Vaste entité de trois milliards d’êtres humains, pas un de plus, pas un de moins, le Vivant ressemble au meilleur des mondes possibles. Pour cette posthumanité, l’utopie se vit en effet au quotidien. La mort, la guerre, la maladie et l’ennui ne sont plus que de lointains mauvais souvenirs. La criminalité est désormais corrigée dans des centres spécialisés où sont rééduqués également dissidents et autres déviants. Connectés dès leur naissance, les membres du Vivant disposent d’un libre accès au Socio, le super réseau social leur permettant d’échapper à la réalité prosaïque. Ils peuvent ainsi naviguer entre plusieurs strates de virtualité et interagir avec autrui, sous le contrôle vigilant des autorités. En fait, leur personnalité entière et leur expérience intime se retrouvent enregistrées sur le Socio. Un mal nécessaire pour pouvoir jouir de l’immortalité. Jusqu’au jour où naît Zéro, humain sans code, incarnation sans passé, individu surnuméraire absent des banques de données du Vivant. Autant dire une anomalie dans un système réputé infaillible.
Dès la parution de l’Utopie de Thomas More, le ver était dans le fruit. Sous les apparences d’une société idéale, la tyrannie couvait, prompte à embastiller ou exécuter l’esprit libre. Puis, il a fallu se rendre à l’évidence, aucune utopie n’était en mesure de satisfaire le désir d’absolu de chaque individu. Très rapidement, celle-ci est même apparue comme un moyen d’aliénation idéal. Fort de ce constat, des auteurs ont usé de la science-fiction pour donner une substance romancée à leurs cris d’alarme, ont imaginé contre-utopies et autres dystopies pour procurer aux lecteurs matière à réflexion ou à indignation.
Dans l’Hexagone, on a d’abord découvert Anna Starobinets dans un autre registre et un autre format, celui des nouvelles horrifiques du recueil Je suis la reine (réédité en mars dernier chez « Folio SF »). Avec Le Vivant, la reine russe de l’horreur vient allonger la liste des visions inquiétantes de l’avenir. Sans pour autant se contenter de recycler les ressorts du genre, malgré une parenté évidente entre son roman et Logan’s Run (Quand ton cristal mourra) de George Clayton Johnson et William F. Nolan. Elle crée un monde idéal, crédible jusque dans sa langue, où chaque individu est désormais une cellule d’un organisme unique : le Vivant. Une sorte de web 2.0 poussé à l’extrême, où l’illusion de la liberté masque à grand peine les névroses d’une société enfermée dans le virtuel. L’auteur cible en effet l’addiction aux réseaux sociaux. Avec ses individus ultra-connectés, dont la conscience stratifiée délaisse la réalité au profit des mirages de la réalité augmentée, le Vivant apparaît bien comme une impasse de l’évolution. Une fin de l’Histoire engluée dans la routine d’un programme sans début ni fin.

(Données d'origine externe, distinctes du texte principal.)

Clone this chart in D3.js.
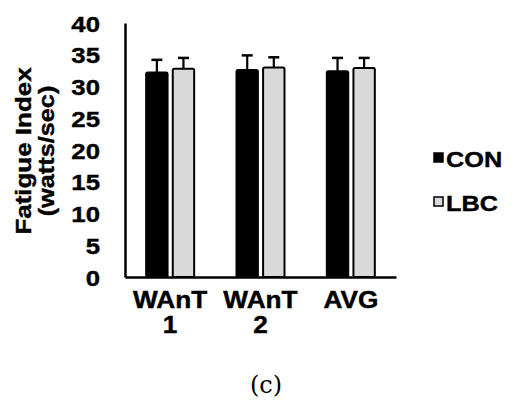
<!DOCTYPE html>
<html>
<head>
<meta charset="utf-8">
<script src="https://cdn.jsdelivr.net/npm/d3@7"></script>
<style>
  body { margin: 0; background: #fff; }
  text { font-family: "Liberation Sans", Arial, sans-serif; font-weight: bold; fill: #000; stroke: #000; stroke-width: 0.4px; }
  text.caption { stroke: none; }
</style>
</head>
<body>
<div id="chart"></div>
<script>
var groups = ["WAnT 1", "WAnT 2", "AVG"];
var series = ["CON", "LBC"];
var conValues = [32.2, 32.6, 32.4];
var conErrors = [2.0, 2.3, 2.1];
var lbcValues = [32.8, 33.0, 32.9];
var lbcErrors = [1.7, 1.6, 1.6];
var yTicks = [0, 5, 10, 15, 20, 25, 30, 35, 40];

// the text in the source is a little wider than plain Arial: scale it sideways
function widen(sel, f) {
    sel.each(function() {
        var t = d3.select(this);
        var tx = +t.attr("x") || 0;
        var ty = +t.attr("y") || 0;
        t.attr("x", 0).attr("y", 0)
            .attr("transform", "translate(" + tx + "," + ty + ") scale(" + f + ",1)");
    });
}

document.addEventListener("DOMContentLoaded", function(e) {
    var width = 512;
    var height = 405;
    var colors = {CON: "#000000", LBC: "#d9d9d9"};

    var svg = d3.select("#chart")
        .append("svg")
        .attr("width", width)
        .attr("height", height);

    var x = d3.scaleBand()
        .domain(groups)
        .range([125, 396]);

    var xInner = d3.scaleBand()
        .domain(series)
        .range([0, 50])
        .paddingInner(0.12);

    var y = d3.scaleLinear()
        .domain([0, 40])
        .range([277, 23]);

    var data = [];
    for (var i = 0; i < groups.length; i++) {
        data.push({group: groups[i], key: "CON", value: conValues[i], err: conErrors[i]});
        data.push({group: groups[i], key: "LBC", value: lbcValues[i], err: lbcErrors[i]});
    }

    var offset = (x.bandwidth() - 50) / 2;
    function cx(d) { return x(d.group) + offset + xInner(d.key) + xInner.bandwidth() / 2; }

    // error bars (only upward)
    var eb = svg.append("g");
    eb.selectAll("line.stem")
        .data(data)
        .enter()
        .append("line")
        .attr("x1", cx)
        .attr("x2", cx)
        .attr("y1", function(d) { return y(d.value); })
        .attr("y2", function(d) { return y(d.value + d.err); })
        .attr("stroke", "#000")
        .attr("stroke-width", 2.2);
    eb.selectAll("line.cap")
        .data(data)
        .enter()
        .append("line")
        .attr("x1", function(d) { return cx(d) - 5.5; })
        .attr("x2", function(d) { return cx(d) + 5.5; })
        .attr("y1", function(d) { return y(d.value + d.err); })
        .attr("y2", function(d) { return y(d.value + d.err); })
        .attr("stroke", "#000")
        .attr("stroke-width", 2.5);

    // bars
    svg.append("g")
        .selectAll("rect")
        .data(data)
        .enter()
        .append("rect")
        .attr("x", function(d) { return x(d.group) + offset + xInner(d.key) + 1; })
        .attr("y", function(d) { return y(d.value); })
        .attr("width", xInner.bandwidth() - 2)
        .attr("height", function(d) { return y(0) - y(d.value); })
        .attr("rx", 1.5)
        .attr("fill", function(d) { return colors[d.key]; })
        .attr("stroke", "#000")
        .attr("stroke-width", 2);

    // y axis
    var yAxis = svg.append("g")
        .attr("transform", "translate(125,0)")
        .call(d3.axisLeft(y).tickValues(yTicks).tickSize(0).tickPadding(25));
    yAxis.select(".domain").attr("stroke", "#000").attr("stroke-width", 2.5);
    yAxis.selectAll("text")
        .attr("font-size", 23)
        .attr("y", 8)
        .attr("dy", null)
        .style("font-family", "'Liberation Sans', Arial, sans-serif")
        .style("font-weight", "bold")
        .call(widen, 1.12);

    // x axis
    var xAxis = svg.append("g")
        .attr("transform", "translate(0,277)")
        .call(d3.axisBottom(x).tickSize(0).tickFormat(""));
    xAxis.select(".domain").attr("stroke", "#000").attr("stroke-width", 2.5);

    var xLabels = svg.append("g");
    groups.forEach(function(d) {
        var parts = d.split(" ");
        for (var j = 0; j < parts.length; j++) {
            xLabels.append("text")
                .attr("x", x(d) + x.bandwidth() / 2)
                .attr("y", 308 + j * 25)
                .attr("text-anchor", "middle")
                .attr("font-size", 23)
                .text(parts[j]);
        }
    });
    xLabels.selectAll("text").call(widen, 1.14);

    // y title
    svg.append("text")
        .attr("transform", "translate(31,151) rotate(-90) scale(1.18,1)")
        .attr("text-anchor", "middle")
        .attr("font-size", 22)
        .text("Fatigue Index");
    svg.append("text")
        .attr("transform", "translate(54,151) rotate(-90) scale(1.15,1)")
        .attr("text-anchor", "middle")
        .attr("font-size", 22)
        .text("(watts/sec)");

    // legend
    var legend = svg.append("g");
    for (var k = 0; k < series.length; k++) {
        var ly = 158 + k * 44;
        legend.append("rect")
            .attr("x", 434)
            .attr("y", ly - 5)
            .attr("width", 9)
            .attr("height", 9)
            .attr("fill", colors[series[k]])
            .attr("stroke", "#000")
            .attr("stroke-width", 1.5);
        legend.append("text")
            .attr("x", 446)
            .attr("y", ly + 9)
            .attr("font-size", 22)
            .text(series[k])
            .call(widen, 1.15);
    }

    // caption
    svg.append("text")
        .attr("class", "caption")
        .attr("x", 266)
        .attr("y", 393)
        .attr("text-anchor", "middle")
        .attr("font-size", 24)
        .style("font-family", "'DejaVu Serif', serif")
        .style("font-weight", "normal")
        .text("(c)");
});
</script>
</body>
</html>
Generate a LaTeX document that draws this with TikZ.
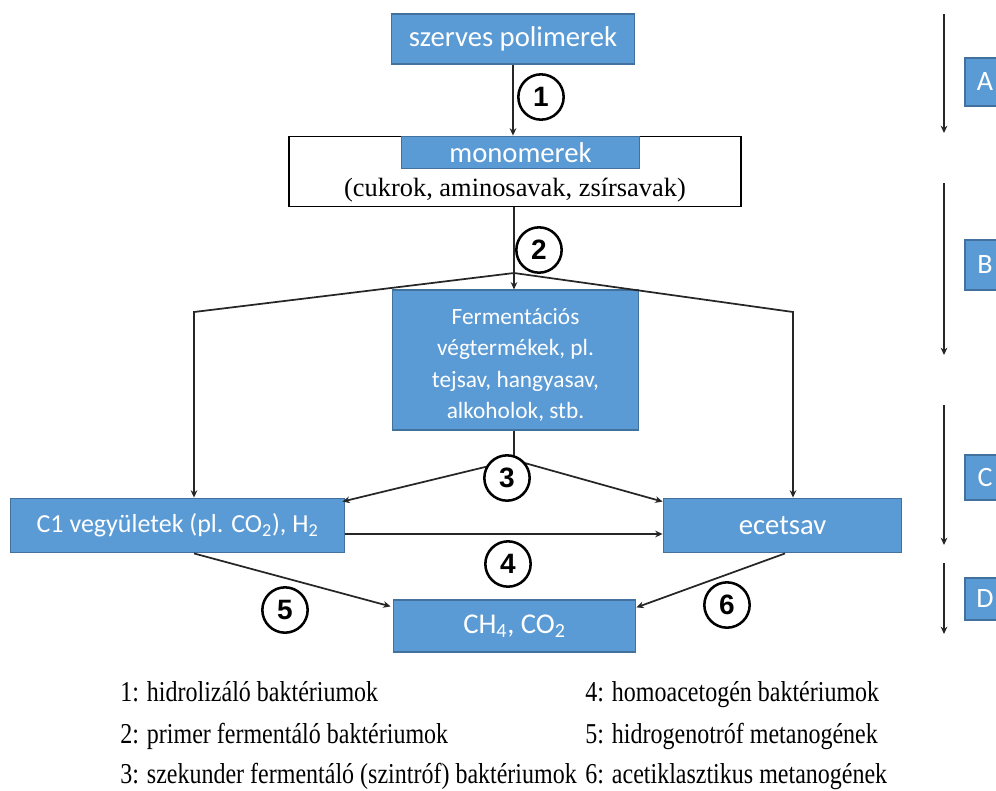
\documentclass[tikz,border=0pt]{standalone}
\usepackage{fontspec}
\setmainfont{Liberation Serif}
\newfontfamily\boxfont{Carlito}
\newfontfamily\numfont{Liberation Sans}
\usetikzlibrary{arrows.meta,calc}
\definecolor{boxblue}{HTML}{5B9BD5}
\definecolor{boxedge}{HTML}{41719C}
\definecolor{linegray}{HTML}{262626}
\newcommand{\tallline}[1]{\scalebox{1}[1.2]{#1}}
\begin{document}
\begin{tikzpicture}[x=0.75pt,y=-0.75pt,
  bluebox/.style={draw=boxedge,fill=boxblue,line width=0.9pt,text=white,
    font=\boxfont\fontsize{21.5}{25}\selectfont,inner sep=0pt,align=center},
  conn/.style={draw=linegray,line width=1.3pt},
  arr/.style={conn,-{Stealth[length=5.5pt,width=5pt]}},
  stepnum/.style={circle,draw=black,line width=1.9pt,fill=white,minimum size=34pt,
    inner sep=0pt,font=\numfont\bfseries\fontsize{21}{22}\selectfont},
  phasebox/.style={draw=boxedge,fill=boxblue,line width=0.9pt},
  phaseletter/.style={text=white,font=\boxfont\fontsize{21}{24}\selectfont},
  legend/.style={anchor=base west,inner sep=0pt,font=\fontsize{18}{20}\selectfont}]
\useasboundingbox (0,0) rectangle (996,790);
\clip (0,0) rectangle (996,790);

% main boxes
\node[bluebox,minimum width=182pt,minimum height=37.5pt] (poly) at (513,39) {szerves polimerek};
\node[draw=black,fill=white,line width=0.9pt,minimum width=339pt,minimum height=53pt,inner sep=0pt] (mono) at (515,171.5) {};
\node[bluebox,minimum width=179pt,minimum height=23.5pt] (monob) at (520.5,152.5) {monomerek};
\node[inner sep=0pt,font=\fontsize{19.8}{22}\selectfont] (cukrok) at (515,190) {(cukrok, aminosavak, zsírsavak)};
\node[bluebox,minimum width=184pt,minimum height=105pt] (ferm) at (515.5,360) {};
\node[text=white,align=center,inner sep=0pt,font=\boxfont\fontsize{17.5}{23.5}\selectfont] (fermtext) at (515.5,365)
  {Fermentációs\\végtermékek, pl.\\tejsav, hangyasav,\\alkoholok, stb.};
\node[bluebox,minimum width=251pt,minimum height=41pt,font=\boxfont\fontsize{19.5}{24}\selectfont] (c1) at (177.5,525.5) {C1 vegyületek (pl. CO\textsubscript{2}), H\textsubscript{2}};
\node[bluebox,minimum width=179pt,minimum height=41pt] (ecet) at (782.5,525.5) {ecetsav};
\node[bluebox,minimum width=182pt,minimum height=39pt] (ch4) at (514.5,626) {CH\textsubscript{4}, CO\textsubscript{2}};

% branch points
\coordinate (split2) at (514,273);
\coordinate (lcorner) at (194,312);
\coordinate (rcorner) at (793,312);
\coordinate (split3) at (514,460);
\coordinate (y4) at (0,534);
\coordinate (s6) at (785,0);

% connectors
\draw[arr] (poly.south) -- (poly.south |- mono.north);
\draw[conn] (split2 |- mono.south) -- (split2);
\draw[arr] (split2) -- (split2 |- ferm.north);
\draw[arr] (split2) -- (lcorner) -- (lcorner |- c1.north);
\draw[arr] (split2) -- (rcorner) -- (rcorner |- ecet.north);
\draw[conn] (split3 |- ferm.south) -- (split3);
\draw[arr] (split3) -- ($(c1.north east)+(-3,4)$);
\draw[arr] (split3) -- ($(ecet.north west)+(0,4)$);
\draw[arr] (c1.east |- y4) -- (ecet.west |- y4);
\draw[arr] (lcorner |- c1.south) -- ($(ch4.north west)+(-2,7)$);
\draw[arr] (s6 |- ecet.south) -- ($(ch4.north east)+(0,8)$);

% step numbers
\node[stepnum] (n1) at (541,97) {1};
\node[stepnum] (n2) at (539,250) {2};
\node[stepnum] (n3) at (507,478) {3};
\node[stepnum] (n4) at (508,564) {4};
\node[stepnum] (n5) at (285,610) {5};
\node[stepnum] (n6) at (727,605) {6};

% phases
\coordinate (pa1) at (944,14);  \coordinate (pa2) at (944,133);
\coordinate (pb1) at (944,183); \coordinate (pb2) at (944,355);
\coordinate (pc1) at (944,405); \coordinate (pc2) at (944,545);
\coordinate (pd1) at (944,563); \coordinate (pd2) at (944,634);
\draw[arr] (pa1) -- (pa2);
\draw[arr] (pb1) -- (pb2);
\draw[arr] (pc1) -- (pc2);
\draw[arr] (pd1) -- (pd2);
\path[phasebox] (965,58) rectangle (1010,106);
\path[phasebox] (965,240) rectangle (1010,290);
\path[phasebox] (965,455) rectangle (1010,500);
\path[phasebox] (965,578) rectangle (1010,620);
\node[phaseletter] (la) at (985,82) {A};
\node[phaseletter] (lb) at (985,265) {B};
\node[phaseletter] (lc) at (985,477) {C};
\node[phaseletter] (ld) at (985,599) {D};

% legend
\node[legend] (l1) at (120,701) {\tallline{1: hidrolizáló baktériumok}};
\node[legend] (l2) at (120,743) {\tallline{2: primer fermentáló baktériumok}};
\node[legend] (l3) at (120,783) {\tallline{3: szekunder fermentáló (szintróf) baktériumok}};
\node[legend] (l4) at (585,701) {\tallline{4: homoacetogén baktériumok}};
\node[legend] (l5) at (585,743) {\tallline{5: hidrogenotróf metanogének}};
\node[legend] (l6) at (585,783) {\tallline{6: acetiklasztikus metanogének}};
\end{tikzpicture}
\end{document}
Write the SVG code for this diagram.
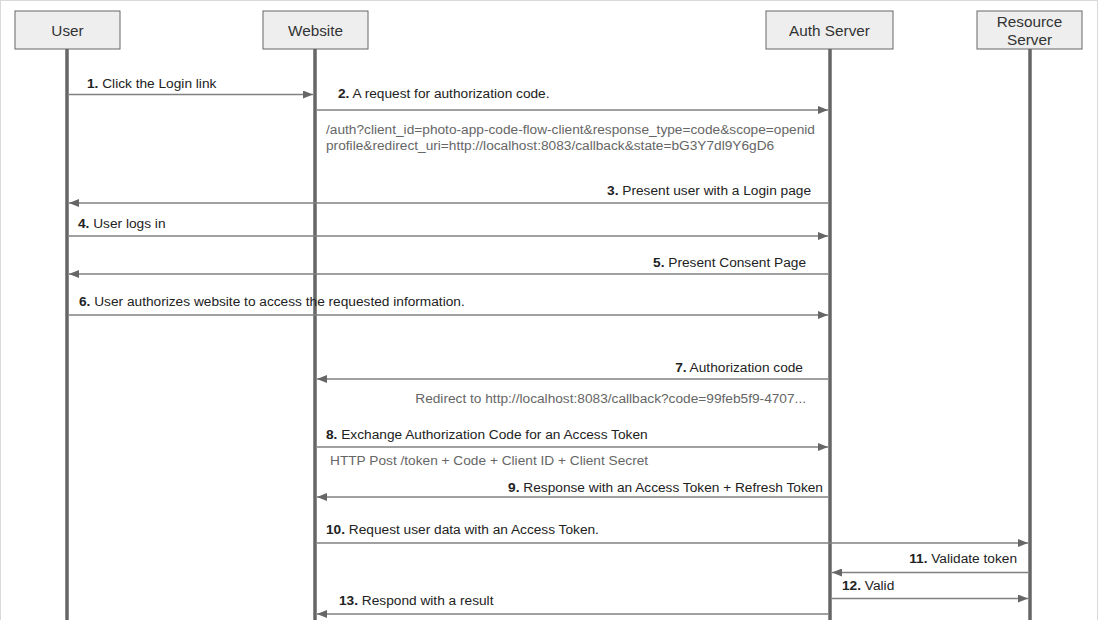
<svg xmlns="http://www.w3.org/2000/svg" width="1098" height="620" viewBox="0 0 1098 620">
<style>
.frame{fill:#fff;stroke:#d9d9d9;stroke-width:1}
.box{fill:#eeeeee;stroke:#666;stroke-width:1}
.life{stroke:#666;stroke-width:3.5}
.msg{stroke:#808080;stroke-width:1.5;fill:none}
.t{font-family:"Liberation Sans",Arial,sans-serif;font-size:13.7px;fill:#222}
.n{font-weight:bold}
.s{font-family:"Liberation Sans",Arial,sans-serif;font-size:13.7px;fill:#666}
.h{font-family:"Liberation Sans",Arial,sans-serif;font-size:15.3px;fill:#333;text-anchor:middle}
.r{text-anchor:end}
</style>
<defs>
<marker id="ah" viewBox="0 0 10 8" refX="10" refY="4" markerWidth="10" markerHeight="8" markerUnits="userSpaceOnUse" orient="auto">
<path d="M0,0 L10,4 L0,8 Z" fill="#666"/>
</marker>
</defs>
<rect class="frame" x="0.5" y="0.5" width="1097" height="640"/>
<g id="user"><rect class="box" x="15" y="11" width="105" height="38"/><text class="h" x="67.5" y="35.5">User</text><line class="life" x1="67" y1="49" x2="67" y2="620"/></g>
<g id="website"><rect class="box" x="263" y="11" width="105" height="38"/><text class="h" x="315.5" y="35.5">Website</text><line class="life" x1="315" y1="49" x2="315" y2="620"/></g>
<g id="auth-server"><rect class="box" x="766" y="11" width="127" height="38"/><text class="h" x="829.5" y="35.5">Auth Server</text><line class="life" x1="830" y1="49" x2="830" y2="620"/></g>
<g id="resource-server"><rect class="box" x="977" y="11" width="105" height="38"/><text class="h" x="1029.5" y="27">Resource</text><text class="h" x="1029.5" y="44.5">Server</text><line class="life" x1="1030" y1="49" x2="1030" y2="620"/></g>
<g id="connectors">
<line class="msg" x1="69" y1="94.5" x2="313" y2="94.5" marker-end="url(#ah)"/>
<line class="msg" x1="317" y1="110" x2="828" y2="110" marker-end="url(#ah)"/>
<line class="msg" x1="828" y1="203" x2="69" y2="203" marker-end="url(#ah)"/>
<line class="msg" x1="69" y1="236" x2="828" y2="236" marker-end="url(#ah)"/>
<line class="msg" x1="828" y1="274" x2="69" y2="274" marker-end="url(#ah)"/>
<line class="msg" x1="69" y1="315" x2="828" y2="315" marker-end="url(#ah)"/>
<line class="msg" x1="828" y1="379" x2="317" y2="379" marker-end="url(#ah)"/>
<line class="msg" x1="317" y1="447" x2="828" y2="447" marker-end="url(#ah)"/>
<line class="msg" x1="828" y1="497" x2="317" y2="497" marker-end="url(#ah)"/>
<line class="msg" x1="317" y1="543" x2="1028" y2="543" marker-end="url(#ah)"/>
<line class="msg" x1="1028" y1="572.5" x2="832" y2="572.5" marker-end="url(#ah)"/>
<line class="msg" x1="832" y1="598.5" x2="1028" y2="598.5" marker-end="url(#ah)"/>
<line class="msg" x1="828" y1="614" x2="317" y2="614" marker-end="url(#ah)"/>
</g>
<g id="labels">
<text class="t" x="87" y="88"><tspan class="n">1.</tspan> Click the Login link</text>
<text class="t" x="338" y="98"><tspan class="n">2.</tspan> A request for authorization code.</text>
<text class="s" x="326" y="134">/auth?client_id=photo-app-code-flow-client&amp;response_type=code&amp;scope=openid</text>
<text class="s" x="326" y="150">profile&amp;redirect_uri=http://localhost:8083/callback&amp;state=bG3Y7dl9Y6gD6</text>
<text class="t r" x="811" y="195"><tspan class="n">3.</tspan> Present user with a Login page</text>
<text class="t" x="78" y="228"><tspan class="n">4.</tspan> User logs in</text>
<text class="t r" x="806" y="267"><tspan class="n">5.</tspan> Present Consent Page</text>
<text class="t" x="79" y="306"><tspan class="n">6.</tspan> User authorizes website to access the requested information.</text>
<text class="t r" x="803" y="372"><tspan class="n">7.</tspan> Authorization code</text>
<text class="s r" x="806" y="403">Redirect to http://localhost:8083/callback?code=99feb5f9-4707...</text>
<text class="t" x="326" y="439"><tspan class="n">8.</tspan> Exchange Authorization Code for an Access Token</text>
<text class="s" x="330" y="465">HTTP Post /token + Code + Client ID + Client Secret</text>
<text class="t r" x="823" y="492"><tspan class="n">9.</tspan> Response with an Access Token + Refresh Token</text>
<text class="t" x="326" y="534"><tspan class="n">10.</tspan> Request user data with an Access Token.</text>
<text class="t r" x="1017" y="563"><tspan class="n">11.</tspan> Validate token</text>
<text class="t" x="842" y="590"><tspan class="n">12.</tspan> Valid</text>
<text class="t" x="339" y="605"><tspan class="n">13.</tspan> Respond with a result</text>
</g>
</svg>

Roman noir de l’avenir, Le Vivant amplifie ainsi les dérives déjà présentes dans notre quotidien. D’une façon subtile, utilisant les manières de communiquer sur les réseaux, Anna Starobinets dresse un portrait sombre. Et si l’on peut lui reprocher de brouiller son message dans les cent dernières pages, son propos n’en demeure pas moins désespéré.